• [Exercise brief]: Return the full material exactly.

• [Information shown]:
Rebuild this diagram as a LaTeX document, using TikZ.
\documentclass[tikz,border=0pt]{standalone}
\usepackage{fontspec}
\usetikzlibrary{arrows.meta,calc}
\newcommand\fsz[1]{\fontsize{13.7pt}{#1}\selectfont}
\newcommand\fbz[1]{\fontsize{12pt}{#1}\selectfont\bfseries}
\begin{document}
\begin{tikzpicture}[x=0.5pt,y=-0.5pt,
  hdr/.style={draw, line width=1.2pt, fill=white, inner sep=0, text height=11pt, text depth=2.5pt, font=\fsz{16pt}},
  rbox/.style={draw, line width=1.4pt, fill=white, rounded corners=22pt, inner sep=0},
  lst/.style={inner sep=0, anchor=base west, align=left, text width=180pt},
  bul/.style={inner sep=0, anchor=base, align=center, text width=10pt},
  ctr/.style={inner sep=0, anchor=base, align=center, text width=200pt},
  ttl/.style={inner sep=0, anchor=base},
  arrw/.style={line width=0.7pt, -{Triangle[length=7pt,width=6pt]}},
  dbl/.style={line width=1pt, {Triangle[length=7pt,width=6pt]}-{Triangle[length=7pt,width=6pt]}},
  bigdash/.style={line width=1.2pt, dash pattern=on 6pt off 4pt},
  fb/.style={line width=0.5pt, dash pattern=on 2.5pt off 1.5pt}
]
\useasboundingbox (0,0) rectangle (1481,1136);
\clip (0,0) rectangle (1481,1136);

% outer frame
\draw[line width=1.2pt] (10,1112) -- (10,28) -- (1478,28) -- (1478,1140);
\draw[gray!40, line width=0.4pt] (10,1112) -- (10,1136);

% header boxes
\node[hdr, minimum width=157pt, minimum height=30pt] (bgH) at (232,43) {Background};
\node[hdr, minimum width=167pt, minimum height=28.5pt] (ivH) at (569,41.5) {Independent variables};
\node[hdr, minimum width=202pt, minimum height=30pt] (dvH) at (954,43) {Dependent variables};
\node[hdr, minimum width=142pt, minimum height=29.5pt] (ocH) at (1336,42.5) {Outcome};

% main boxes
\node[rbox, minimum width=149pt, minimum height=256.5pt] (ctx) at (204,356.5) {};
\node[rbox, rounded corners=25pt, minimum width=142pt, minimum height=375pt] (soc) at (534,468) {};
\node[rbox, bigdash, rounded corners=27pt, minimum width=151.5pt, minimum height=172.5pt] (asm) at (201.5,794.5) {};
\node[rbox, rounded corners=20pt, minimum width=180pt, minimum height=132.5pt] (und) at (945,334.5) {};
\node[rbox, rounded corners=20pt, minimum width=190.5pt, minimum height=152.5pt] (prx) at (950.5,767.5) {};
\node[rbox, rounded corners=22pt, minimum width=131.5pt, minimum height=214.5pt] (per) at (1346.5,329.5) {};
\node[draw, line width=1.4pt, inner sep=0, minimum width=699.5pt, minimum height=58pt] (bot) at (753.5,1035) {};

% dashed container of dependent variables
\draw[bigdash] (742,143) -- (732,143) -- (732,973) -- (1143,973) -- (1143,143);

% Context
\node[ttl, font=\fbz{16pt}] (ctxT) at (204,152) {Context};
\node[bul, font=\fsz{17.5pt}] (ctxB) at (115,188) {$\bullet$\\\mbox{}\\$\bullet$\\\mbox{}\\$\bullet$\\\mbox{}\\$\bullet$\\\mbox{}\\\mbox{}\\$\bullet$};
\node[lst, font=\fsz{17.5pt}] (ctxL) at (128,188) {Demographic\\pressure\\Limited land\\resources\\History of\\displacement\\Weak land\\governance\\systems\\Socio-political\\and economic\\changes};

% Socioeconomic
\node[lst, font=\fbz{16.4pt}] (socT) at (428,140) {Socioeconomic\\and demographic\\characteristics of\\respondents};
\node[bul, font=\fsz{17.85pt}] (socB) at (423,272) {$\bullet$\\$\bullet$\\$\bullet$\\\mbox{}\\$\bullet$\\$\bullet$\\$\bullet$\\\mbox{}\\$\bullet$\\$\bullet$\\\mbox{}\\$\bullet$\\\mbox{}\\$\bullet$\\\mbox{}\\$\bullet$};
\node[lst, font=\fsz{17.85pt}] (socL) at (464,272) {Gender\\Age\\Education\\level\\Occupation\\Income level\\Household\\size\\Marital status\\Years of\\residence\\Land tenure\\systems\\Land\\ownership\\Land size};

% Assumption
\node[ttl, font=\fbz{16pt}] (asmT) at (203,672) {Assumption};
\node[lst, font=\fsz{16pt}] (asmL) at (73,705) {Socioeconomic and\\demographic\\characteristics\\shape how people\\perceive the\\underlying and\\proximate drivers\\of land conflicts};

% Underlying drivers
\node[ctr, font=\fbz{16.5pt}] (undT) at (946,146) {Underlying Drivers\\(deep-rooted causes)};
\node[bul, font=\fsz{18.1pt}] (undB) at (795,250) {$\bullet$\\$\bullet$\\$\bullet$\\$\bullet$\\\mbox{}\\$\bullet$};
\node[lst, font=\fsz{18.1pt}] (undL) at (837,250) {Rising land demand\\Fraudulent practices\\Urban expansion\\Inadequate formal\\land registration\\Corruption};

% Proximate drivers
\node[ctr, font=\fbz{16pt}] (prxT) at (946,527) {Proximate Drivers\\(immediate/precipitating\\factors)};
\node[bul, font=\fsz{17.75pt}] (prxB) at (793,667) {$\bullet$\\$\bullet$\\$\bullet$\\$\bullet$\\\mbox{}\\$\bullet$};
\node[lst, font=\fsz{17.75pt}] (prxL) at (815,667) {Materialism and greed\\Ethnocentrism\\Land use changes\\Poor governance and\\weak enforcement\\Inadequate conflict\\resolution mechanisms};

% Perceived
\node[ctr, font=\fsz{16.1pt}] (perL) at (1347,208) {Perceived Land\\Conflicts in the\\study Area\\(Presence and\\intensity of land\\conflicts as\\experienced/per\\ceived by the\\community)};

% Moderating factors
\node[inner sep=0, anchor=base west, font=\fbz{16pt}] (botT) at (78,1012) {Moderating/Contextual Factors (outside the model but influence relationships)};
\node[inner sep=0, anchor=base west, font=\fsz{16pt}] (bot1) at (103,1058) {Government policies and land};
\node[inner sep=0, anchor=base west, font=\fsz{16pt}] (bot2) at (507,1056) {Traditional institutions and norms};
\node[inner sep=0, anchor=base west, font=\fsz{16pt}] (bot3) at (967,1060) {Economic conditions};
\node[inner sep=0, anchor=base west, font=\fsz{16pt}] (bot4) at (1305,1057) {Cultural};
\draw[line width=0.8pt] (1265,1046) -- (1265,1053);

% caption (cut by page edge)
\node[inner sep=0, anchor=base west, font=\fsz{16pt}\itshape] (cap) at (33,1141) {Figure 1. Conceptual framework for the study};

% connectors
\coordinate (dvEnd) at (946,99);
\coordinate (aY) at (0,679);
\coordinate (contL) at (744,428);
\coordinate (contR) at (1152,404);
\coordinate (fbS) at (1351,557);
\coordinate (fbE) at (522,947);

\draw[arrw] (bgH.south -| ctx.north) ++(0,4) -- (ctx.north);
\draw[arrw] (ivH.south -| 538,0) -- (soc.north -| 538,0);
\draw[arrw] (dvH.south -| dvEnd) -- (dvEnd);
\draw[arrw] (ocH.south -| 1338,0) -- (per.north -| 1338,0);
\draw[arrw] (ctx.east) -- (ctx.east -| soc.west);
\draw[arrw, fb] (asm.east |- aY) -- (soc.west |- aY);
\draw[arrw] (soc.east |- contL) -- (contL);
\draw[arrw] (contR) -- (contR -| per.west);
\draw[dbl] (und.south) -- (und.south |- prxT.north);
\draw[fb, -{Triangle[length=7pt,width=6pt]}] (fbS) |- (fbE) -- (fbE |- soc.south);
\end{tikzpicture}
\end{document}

• [Worked answer]:
Rebuild this diagram as a LaTeX document, using TikZ.
\documentclass[tikz,border=0pt]{standalone}
\usepackage{fontspec}
\usetikzlibrary{arrows.meta,calc}
\newcommand\fsz[1]{\fontsize{13.7pt}{#1}\selectfont}
\newcommand\fbz[1]{\fontsize{12pt}{#1}\selectfont\bfseries}
\begin{document}
\begin{tikzpicture}[x=0.5pt,y=-0.5pt,
  hdr/.style={draw, line width=1.2pt, fill=white, inner sep=0, text height=11pt, text depth=2.5pt, font=\fsz{16pt}},
  rbox/.style={draw, line width=1.4pt, fill=white, rounded corners=22pt, inner sep=0},
  lst/.style={inner sep=0, anchor=base west, align=left, text width=180pt},
  bul/.style={inner sep=0, anchor=base, align=center, text width=10pt},
  ctr/.style={inner sep=0, anchor=base, align=center, text width=200pt},
  ttl/.style={inner sep=0, anchor=base},
  arrw/.style={line width=0.7pt, -{Triangle[length=7pt,width=6pt]}},
  dbl/.style={line width=1pt, {Triangle[length=7pt,width=6pt]}-{Triangle[length=7pt,width=6pt]}},
  bigdash/.style={line width=1.2pt, dash pattern=on 6pt off 4pt},
  fb/.style={line width=0.5pt, dash pattern=on 2.5pt off 1.5pt}
]
\useasboundingbox (0,0) rectangle (1481,1136);
\clip (0,0) rectangle (1481,1136);

% outer frame
\draw[line width=1.2pt] (10,1112) -- (10,28) -- (1478,28) -- (1478,1140);
\draw[gray!40, line width=0.4pt] (10,1112) -- (10,1136);

% header boxes
\node[hdr, minimum width=157pt, minimum height=30pt] (bgH) at (232,43) {Background};
\node[hdr, minimum width=167pt, minimum height=28.5pt] (ivH) at (569,41.5) {Independent variables};
\node[hdr, minimum width=202pt, minimum height=30pt] (dvH) at (954,43) {Dependent variables};
\node[hdr, minimum width=142pt, minimum height=29.5pt] (ocH) at (1336,42.5) {Outcome};

% main boxes
\node[rbox, minimum width=149pt, minimum height=256.5pt] (ctx) at (204,356.5) {};
\node[rbox, rounded corners=25pt, minimum width=142pt, minimum height=375pt] (soc) at (534,468) {};
\node[rbox, bigdash, rounded corners=27pt, minimum width=151.5pt, minimum height=172.5pt] (asm) at (201.5,794.5) {};
\node[rbox, rounded corners=20pt, minimum width=180pt, minimum height=132.5pt] (und) at (945,334.5) {};
\node[rbox, rounded corners=20pt, minimum width=190.5pt, minimum height=152.5pt] (prx) at (950.5,767.5) {};
\node[rbox, rounded corners=22pt, minimum width=131.5pt, minimum height=214.5pt] (per) at (1346.5,329.5) {};
\node[draw, line width=1.4pt, inner sep=0, minimum width=699.5pt, minimum height=58pt] (bot) at (753.5,1035) {};

% dashed container of dependent variables
\draw[bigdash] (742,143) -- (732,143) -- (732,973) -- (1143,973) -- (1143,143);

% Context
\node[ttl, font=\fbz{16pt}] (ctxT) at (204,152) {Context};
\node[bul, font=\fsz{17.5pt}] (ctxB) at (115,188) {$\bullet$\\\mbox{}\\$\bullet$\\\mbox{}\\$\bullet$\\\mbox{}\\$\bullet$\\\mbox{}\\\mbox{}\\$\bullet$};
\node[lst, font=\fsz{17.5pt}] (ctxL) at (128,188) {Demographic\\pressure\\Limited land\\resources\\History of\\displacement\\Weak land\\governance\\systems\\Socio-political\\and economic\\changes};

% Socioeconomic
\node[lst, font=\fbz{16.4pt}] (socT) at (428,140) {Socioeconomic\\and demographic\\characteristics of\\respondents};
\node[bul, font=\fsz{17.85pt}] (socB) at (423,272) {$\bullet$\\$\bullet$\\$\bullet$\\\mbox{}\\$\bullet$\\$\bullet$\\$\bullet$\\\mbox{}\\$\bullet$\\$\bullet$\\\mbox{}\\$\bullet$\\\mbox{}\\$\bullet$\\\mbox{}\\$\bullet$};
\node[lst, font=\fsz{17.85pt}] (socL) at (464,272) {Gender\\Age\\Education\\level\\Occupation\\Income level\\Household\\size\\Marital status\\Years of\\residence\\Land tenure\\systems\\Land\\ownership\\Land size};

% Assumption
\node[ttl, font=\fbz{16pt}] (asmT) at (203,672) {Assumption};
\node[lst, font=\fsz{16pt}] (asmL) at (73,705) {Socioeconomic and\\demographic\\characteristics\\shape how people\\perceive the\\underlying and\\proximate drivers\\of land conflicts};

% Underlying drivers
\node[ctr, font=\fbz{16.5pt}] (undT) at (946,146) {Underlying Drivers\\(deep-rooted causes)};
\node[bul, font=\fsz{18.1pt}] (undB) at (795,250) {$\bullet$\\$\bullet$\\$\bullet$\\$\bullet$\\\mbox{}\\$\bullet$};
\node[lst, font=\fsz{18.1pt}] (undL) at (837,250) {Rising land demand\\Fraudulent practices\\Urban expansion\\Inadequate formal\\land registration\\Corruption};

% Proximate drivers
\node[ctr, font=\fbz{16pt}] (prxT) at (946,527) {Proximate Drivers\\(immediate/precipitating\\factors)};
\node[bul, font=\fsz{17.75pt}] (prxB) at (793,667) {$\bullet$\\$\bullet$\\$\bullet$\\$\bullet$\\\mbox{}\\$\bullet$};
\node[lst, font=\fsz{17.75pt}] (prxL) at (815,667) {Materialism and greed\\Ethnocentrism\\Land use changes\\Poor governance and\\weak enforcement\\Inadequate conflict\\resolution mechanisms};

% Perceived
\node[ctr, font=\fsz{16.1pt}] (perL) at (1347,208) {Perceived Land\\Conflicts in the\\study Area\\(Presence and\\intensity of land\\conflicts as\\experienced/per\\ceived by the\\community)};

% Moderating factors
\node[inner sep=0, anchor=base west, font=\fbz{16pt}] (botT) at (78,1012) {Moderating/Contextual Factors (outside the model but influence relationships)};
\node[inner sep=0, anchor=base west, font=\fsz{16pt}] (bot1) at (103,1058) {Government policies and land};
\node[inner sep=0, anchor=base west, font=\fsz{16pt}] (bot2) at (507,1056) {Traditional institutions and norms};
\node[inner sep=0, anchor=base west, font=\fsz{16pt}] (bot3) at (967,1060) {Economic conditions};
\node[inner sep=0, anchor=base west, font=\fsz{16pt}] (bot4) at (1305,1057) {Cultural};
\draw[line width=0.8pt] (1265,1046) -- (1265,1053);

% caption (cut by page edge)
\node[inner sep=0, anchor=base west, font=\fsz{16pt}\itshape] (cap) at (33,1141) {Figure 1. Conceptual framework for the study};

% connectors
\coordinate (dvEnd) at (946,99);
\coordinate (aY) at (0,679);
\coordinate (contL) at (744,428);
\coordinate (contR) at (1152,404);
\coordinate (fbS) at (1351,557);
\coordinate (fbE) at (522,947);

\draw[arrw] (bgH.south -| ctx.north) ++(0,4) -- (ctx.north);
\draw[arrw] (ivH.south -| 538,0) -- (soc.north -| 538,0);
\draw[arrw] (dvH.south -| dvEnd) -- (dvEnd);
\draw[arrw] (ocH.south -| 1338,0) -- (per.north -| 1338,0);
\draw[arrw] (ctx.east) -- (ctx.east -| soc.west);
\draw[arrw, fb] (asm.east |- aY) -- (soc.west |- aY);
\draw[arrw] (soc.east |- contL) -- (contL);
\draw[arrw] (contR) -- (contR -| per.west);
\draw[dbl] (und.south) -- (und.south |- prxT.north);
\draw[fb, -{Triangle[length=7pt,width=6pt]}] (fbS) |- (fbE) -- (fbE |- soc.south);
\end{tikzpicture}
\end{document}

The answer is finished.